# WHAT YOU ARE ASKED TO DO:
Return the lines that follow, exactly as they appear, from the first through the one containing "(0,0) rectangle (1115,1579);"; no pictures are to be included.

* start AVAILABLE DATA *

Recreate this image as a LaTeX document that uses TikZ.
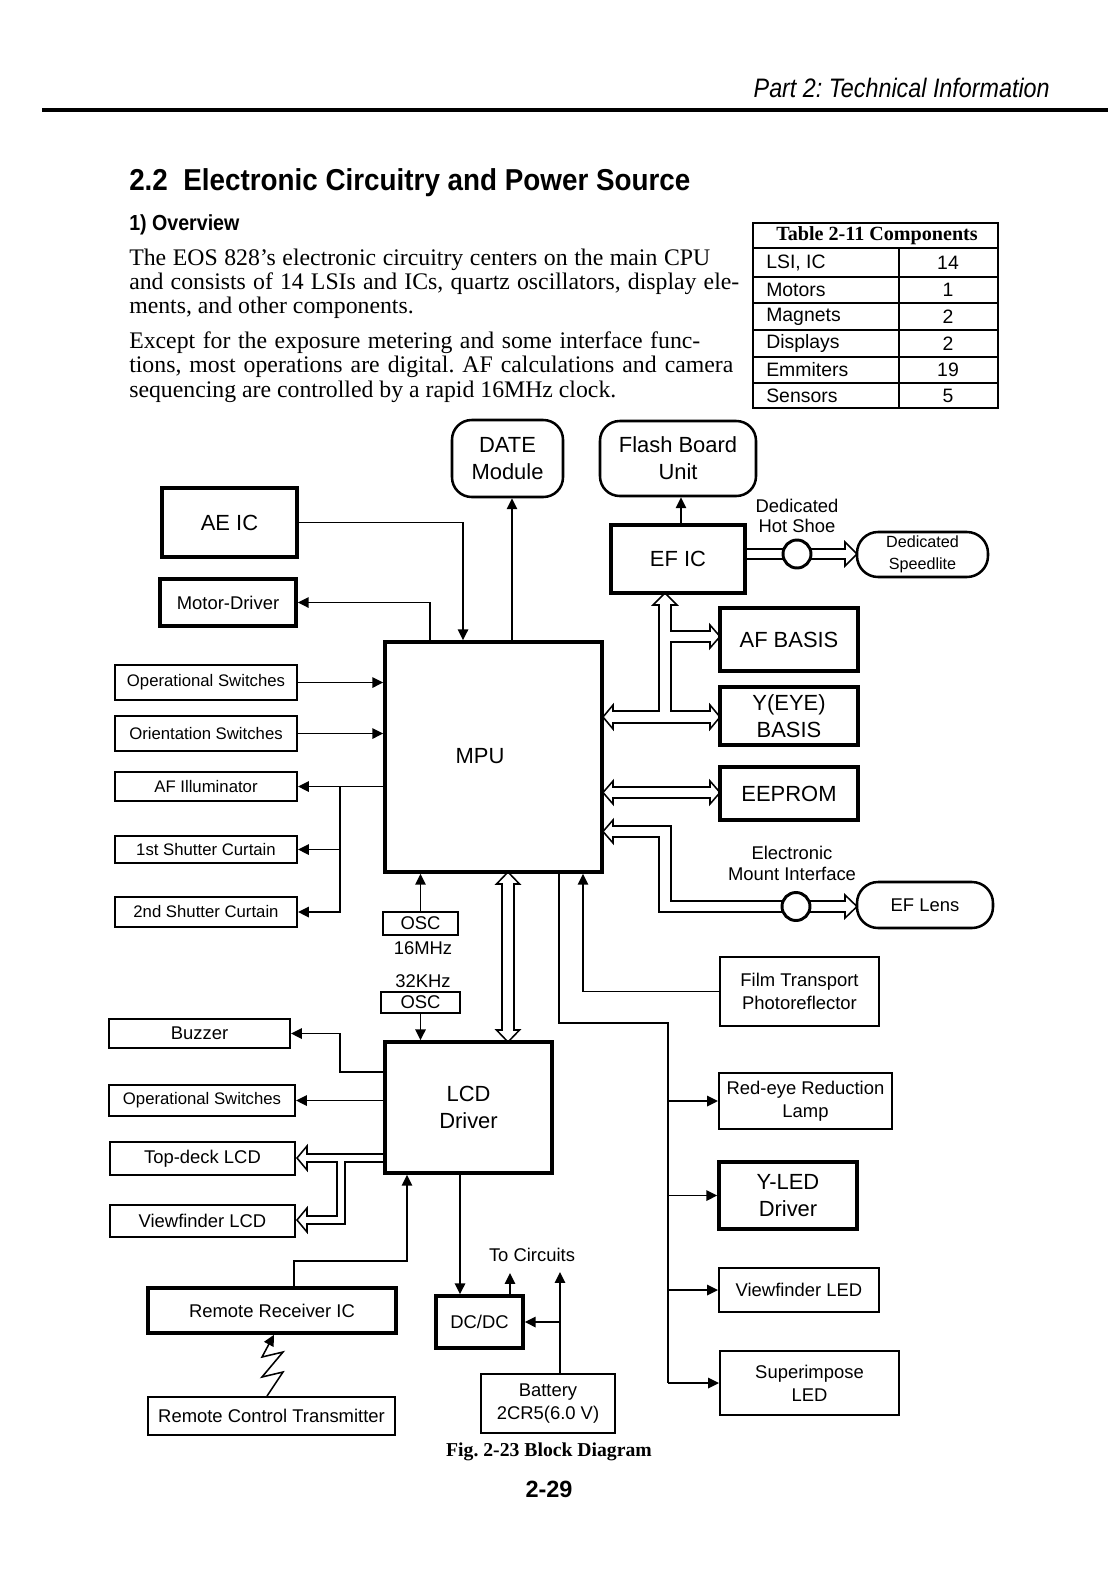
\documentclass[tikz,border=0pt]{standalone}
\usepackage{fontspec}
\setmainfont{Liberation Serif}
\setsansfont{Liberation Sans}
\usetikzlibrary{arrows.meta,calc}
\pgfdeclarelayer{bg}
\pgfsetlayers{bg,main}
\frenchspacing
\newdimen\px \px=0.025cm
\newcommand\fbig{\sffamily\fontsize{15.6}{19.2}\selectfont}
\newcommand\fmed{\sffamily\fontsize{13.1}{16.4}\selectfont}
\newcommand\fsml{\sffamily\fontsize{11.9}{14}\selectfont}
\newcommand\fspd{\sffamily\fontsize{11.5}{15.6}\selectfont}
\newcommand\ftab{\sffamily\fontsize{13.8}{16}\selectfont}
\newcommand\fbody{\rmfamily\fontsize{16.9}{17}\selectfont}
\begin{document}
\begin{tikzpicture}[x=0.025cm, y=-0.025cm,
  wh/.style 2 args={minimum width={#1*0.025cm}, minimum height={#2*0.025cm}},
  thickbox/.style={draw, line width=2.5pt, inner sep=0pt, align=center},
  thinbox/.style={draw, line width=1.4pt, inner sep=0pt, align=center},
  roundbox/.style={draw, line width=1.8pt, inner sep=0pt, align=center},
  ring/.style={circle, draw, line width=2.1pt, fill=white, inner sep=0pt, minimum size={28*0.025cm}},
  conn/.style={line width=1.1pt},
  arr/.style={conn, -{Triangle[length=7.8pt,width=7.5pt]}},
  hol/.style={line width=1.1pt, fill=white, line join=miter},
  txt/.style={inner sep=0pt, align=center},
  bodyline/.style={anchor=base west, inner sep=0pt, font=\fbody},
]
\useasboundingbox (0,0) rectangle (1115,1579);

% ---------- page header and text ----------
\node[anchor=base east, inner sep=0pt, font={\sffamily\itshape\fontsize{19}{21}\selectfont\addfontfeature{FakeStretch=0.873}}] (parthdr) at (1050,97) {Part 2: Technical Information};
\draw[line width=2.2pt] (42,110) -- (1108,110);
\node[anchor=base west, inner sep=0pt, font={\sffamily\bfseries\fontsize{21.5}{24}\selectfont\addfontfeature{FakeStretch=0.92}}] (heading) at (129,190) {2.2\ \ Electronic Circuitry and Power Source};
\node[anchor=base west, inner sep=0pt, font={\sffamily\bfseries\fontsize{15.5}{17}\selectfont\addfontfeature{FakeStretch=0.9}}] (overview) at (129,230) {1) Overview};
\node[bodyline] (l1) at (129,265) {\makebox[581\px][s]{The EOS 828's electronic circuitry centers on the main CPU}};
\node[bodyline] (l2) at (129,289) {\makebox[610\px][s]{and consists of 14 LSIs and ICs, quartz oscillators, display ele-}};
\node[bodyline] (l3) at (129,313) {ments, and other components.};
\node[bodyline] (l4) at (129,348) {\makebox[571\px][s]{Except for the exposure metering and some interface func-}};
\node[bodyline] (l5) at (129,372) {\makebox[604\px][s]{tions, most operations are digital. AF calculations and camera}};
\node[bodyline] (l6) at (129,397) {sequencing are controlled by a rapid 16MHz clock.};

% ---------- table ----------
\draw[line width=1.4pt] (753,223) rectangle (998,408);
\foreach \yy in {248,277,303,330,357,383} \draw[line width=1.1pt] (753,\yy) -- (998,\yy);
\draw[line width=1.1pt] (899,248) -- (899,408);
\node[txt, font={\rmfamily\bfseries\fontsize{14.3}{15}\selectfont}] (tabhead) at (877,236) {Table 2-11 Components};
\foreach \nm/\val/\yy in {LSI{,} IC/14/262.5, Motors/1/290, Magnets/2/316.5, Displays/2/343.5, Emmiters/19/370, Sensors/5/395.5}{
  \node[anchor=west, inner sep=0pt, font=\ftab] at (766,\yy) {\nm};
  \node[inner sep=0pt, font=\ftab] at (948,\yy) {\val};
}

% ---------- blocks ----------
\node[roundbox, wh={111}{77}, font=\fbig, rounded corners=14pt] (date) at (507.5,458.5) {DATE\\Module};
\node[roundbox, wh={156}{75}, font=\fbig, rounded corners=14pt] (flash) at (678,458.5) {Flash Board\\Unit};
\node[thickbox, wh={135}{69}, font=\fbig] (aeic) at (229.5,522.5) {AE IC};
\node[thickbox, wh={136}{47}, font=\fmed] (motor) at (228,602.5) {Motor-Driver};
\node[thickbox, wh={134}{68}, font=\fbig] (efic) at (678,559) {EF IC};
\node[roundbox, wh={131}{45}, font=\fspd, rounded corners=15pt] (speed) at (922.5,554.5) {Dedicated\\Speedlite};
\node[txt, font={\sffamily\fontsize{13.1}{14.2}\selectfont}] (hslbl) at (797,516) {Dedicated\\Hot Shoe};
\node[thickbox, wh={138}{63}, font=\fbig] (afb) at (789,639.5) {AF BASIS};
\node[thickbox, wh={138}{58}, font=\fbig] (yeye) at (789,716) {Y(EYE)\\BASIS};
\node[thickbox, wh={138}{53}, font=\fbig] (eeprom) at (789,793.5) {EEPROM};
\node[thickbox, wh={217}{230}] (mpu) at (493.5,757) {};
\node[txt, font=\fbig] (mpulbl) at (480,756) {MPU};
\node[txt, font={\sffamily\fontsize{13.1}{15}\selectfont}] (mountlbl) at (792,863) {Electronic\\Mount Interface};
\node[roundbox, wh={136}{46}, font=\fmed, rounded corners=15pt] (eflens) at (925,905) {EF Lens};

\node[thinbox, wh={182}{35}, font=\fsml] (ops1) at (206,682.5) {Operational Switches};
\node[thinbox, wh={182}{35}, font=\fsml] (orient) at (206,733.5) {Orientation Switches};
\node[thinbox, wh={182}{29}, font=\fsml] (afill) at (206,786.5) {AF Illuminator};
\node[thinbox, wh={182}{27}, font=\fsml] (shut1) at (206,849.5) {1st Shutter Curtain};
\node[thinbox, wh={182}{30}, font=\fsml] (shut2) at (206,912) {2nd Shutter Curtain};

\node[thinbox, wh={75}{23}, font=\fmed] (osc1) at (420.5,923.5) {OSC};
\node[txt, font=\fmed] (f16) at (423,948) {16MHz};
\node[txt, font=\fmed] (f32) at (423,981) {32KHz};
\node[thinbox, wh={79}{21}, font=\fmed] (osc2) at (420.5,1002.5) {OSC};

\node[thickbox, wh={167}{131}, font=\fbig] (lcd) at (468.5,1107.5) {LCD\\Driver};
\node[thinbox, wh={181}{29}, font=\fmed] (buzzer) at (199.5,1033.5) {Buzzer};
\node[thinbox, wh={186}{31}, font=\fsml] (ops2) at (202,1100.5) {Operational Switches};
\node[thinbox, wh={185}{33}, font=\fmed] (topdeck) at (202.5,1158.5) {Top-deck LCD};
\node[thinbox, wh={185}{32}, font=\fmed] (vflcd) at (202.5,1221) {Viewfinder LCD};

\node[thickbox, wh={248}{45}, font=\fmed] (rrx) at (272,1310.5) {Remote Receiver IC};
\node[thinbox, wh={247}{38}, font=\fmed] (rtx) at (271.5,1416) {Remote Control Transmitter};
\node[thickbox, wh={87}{52}, font=\fmed] (dcdc) at (479.5,1322) {DC/DC};
\node[thinbox, wh={134}{59}, font=\fmed] (battery) at (548,1403.5) {Battery\\2CR5(6.0 V)};
\node[txt, font=\fmed] (tocirc) at (532,1255) {To Circuits};

\node[thinbox, wh={159}{69}, font=\fmed] (film) at (799.5,991.5) {Film Transport\\Photoreflector};
\node[thinbox, wh={173}{56}, font=\fmed] (redeye) at (805.5,1101) {Red-eye Reduction\\Lamp};
\node[thickbox, wh={138}{67}, font=\fbig] (yled) at (788,1195.5) {Y-LED\\Driver};
\node[thinbox, wh={160}{44}, font=\fmed] (vfled) at (799,1290) {Viewfinder LED};
\node[thinbox, wh={179}{64}, font=\fmed] (superimp) at (809.5,1383) {Superimpose\\LED};

\node[ring] (hotshoe) at (797,554) {};
\node[ring] (mount) at (796,906.5) {};

\node[txt, font={\rmfamily\bfseries\fontsize{14}{16}\selectfont}] (caption) at (549,1452) {Fig. 2-23 Block Diagram};
\node[txt, font={\sffamily\bfseries\fontsize{16.7}{18}\selectfont}] (pagenum) at (549,1489) {2-29};

\coordinate (bj) at (668,1023);
\coordinate (tc1) at (510,1273);
\coordinate (tc2) at (560,1272);

% ---------- connectors ----------
\begin{pgfonlayer}{bg}
\draw[arr] (aeic.east) -| (463,0 |- mpu.north);
\draw[arr] (430,0 |- mpu.north) |- (motor.east);
\draw[arr] (512,0 |- mpu.north) -- (512,0 |- date.south);
\draw[arr] (ops1.east) -- (ops1.east -| mpu.west);
\draw[arr] (orient.east) -- (orient.east -| mpu.west);
\draw[arr] (afill.east -| mpu.west) -- (afill.east);
\draw[arr] (340,0 |- afill.east) |- (shut1.east);
\draw[arr] (340,0 |- afill.east) |- (shut2.east);
\draw[arr] (osc1.north) -- (osc1.north |- mpu.south);
\draw[arr] (osc2.south) -- (osc2.south |- lcd.north);
\draw[arr] (681,0 |- efic.north) -- (681,0 |- flash.south);
\draw[arr] (film.west) -| (583,0 |- mpu.south);
\draw[conn] (559,0 |- mpu.south) |- (bj) -- (bj |- superimp.west);
\draw[arr] (bj |- redeye.west) -- (redeye.west);
\draw[arr] (bj |- yled.west) -- (yled.west);
\draw[arr] (bj |- vfled.west) -- (vfled.west);
\draw[arr] (bj |- superimp.west) -- (superimp.west);
\draw[arr] (lcd.west |- 0,1072) -| (340,0 |- buzzer.east) -- (buzzer.east);
\draw[arr] (lcd.west |- ops2.east) -- (ops2.east);
\draw[arr] (rrx.north -| 294,0) -- (294,1261) -| (407,0 |- lcd.south);
\draw[arr] (460,0 |- lcd.south) -- (460,0 |- dcdc.north);
\draw[arr] (510,0 |- dcdc.north) -- (tc1);
\draw[arr] (560,0 |- battery.north) -- (tc2);
\draw[arr] (560,0 |- dcdc.east) -- (dcdc.east);
\draw[arr] (267,0 |- rtx.north) -- (283,1372) -- (262,1377) -- (283,1352) -- (262,1357) -- (274,0 |- rrx.south);

% hollow (bus) arrows
\draw[hol] (745,549) -- (845,549) -- (845,542) -- (857,554) -- (845,566) -- (845,559) -- (745,559);
\draw[hol] (603,717) -- (613,705) -- (613,711) -- (659,711) -- (659,605) -- (653,605) -- (665,593)
  -- (677,605) -- (671,605) -- (671,631) -- (710,631) -- (710,625) -- (720,636.5) -- (710,648)
  -- (710,642) -- (671,642) -- (671,711) -- (710,711) -- (710,705) -- (720,717) -- (710,729)
  -- (710,723) -- (613,723) -- (613,729) -- cycle;
\draw[hol] (603,792.5) -- (613,781) -- (613,787) -- (710,787) -- (710,781) -- (720,792.5)
  -- (710,804) -- (710,798) -- (613,798) -- (613,804) -- cycle;
\draw[hol] (603,831.5) -- (613,820) -- (613,826) -- (671,826) -- (671,901) -- (845,901) -- (845,895)
  -- (857,906.5) -- (845,918) -- (845,912) -- (659,912) -- (659,837) -- (613,837) -- (613,843) -- cycle;
\draw[hol] (508,872) -- (519.5,884) -- (514,884) -- (514,1030) -- (519.5,1030) -- (508,1042)
  -- (496.5,1030) -- (502,1030) -- (502,884) -- (496.5,884) -- cycle;
\draw[hol] (297,1158) -- (307,1146) -- (307,1154) -- (385,1154) -- (385,1162) -- (345,1162)
  -- (345,1224) -- (307,1224) -- (307,1232) -- (297,1220) -- (307,1208) -- (307,1216)
  -- (337,1216) -- (337,1162) -- (307,1162) -- (307,1170) -- cycle;
\end{pgfonlayer}
\end{tikzpicture}
\end{document}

* end AVAILABLE DATA *

# TASK RESPONSE:
Recreate this image as a LaTeX document that uses TikZ.
\documentclass[tikz,border=0pt]{standalone}
\usepackage{fontspec}
\setmainfont{Liberation Serif}
\setsansfont{Liberation Sans}
\usetikzlibrary{arrows.meta,calc}
\pgfdeclarelayer{bg}
\pgfsetlayers{bg,main}
\frenchspacing
\newdimen\px \px=0.025cm
\newcommand\fbig{\sffamily\fontsize{15.6}{19.2}\selectfont}
\newcommand\fmed{\sffamily\fontsize{13.1}{16.4}\selectfont}
\newcommand\fsml{\sffamily\fontsize{11.9}{14}\selectfont}
\newcommand\fspd{\sffamily\fontsize{11.5}{15.6}\selectfont}
\newcommand\ftab{\sffamily\fontsize{13.8}{16}\selectfont}
\newcommand\fbody{\rmfamily\fontsize{16.9}{17}\selectfont}
\begin{document}
\begin{tikzpicture}[x=0.025cm, y=-0.025cm,
  wh/.style 2 args={minimum width={#1*0.025cm}, minimum height={#2*0.025cm}},
  thickbox/.style={draw, line width=2.5pt, inner sep=0pt, align=center},
  thinbox/.style={draw, line width=1.4pt, inner sep=0pt, align=center},
  roundbox/.style={draw, line width=1.8pt, inner sep=0pt, align=center},
  ring/.style={circle, draw, line width=2.1pt, fill=white, inner sep=0pt, minimum size={28*0.025cm}},
  conn/.style={line width=1.1pt},
  arr/.style={conn, -{Triangle[length=7.8pt,width=7.5pt]}},
  hol/.style={line width=1.1pt, fill=white, line join=miter},
  txt/.style={inner sep=0pt, align=center},
  bodyline/.style={anchor=base west, inner sep=0pt, font=\fbody},
]
\useasboundingbox (0,0) rectangle (1115,1579);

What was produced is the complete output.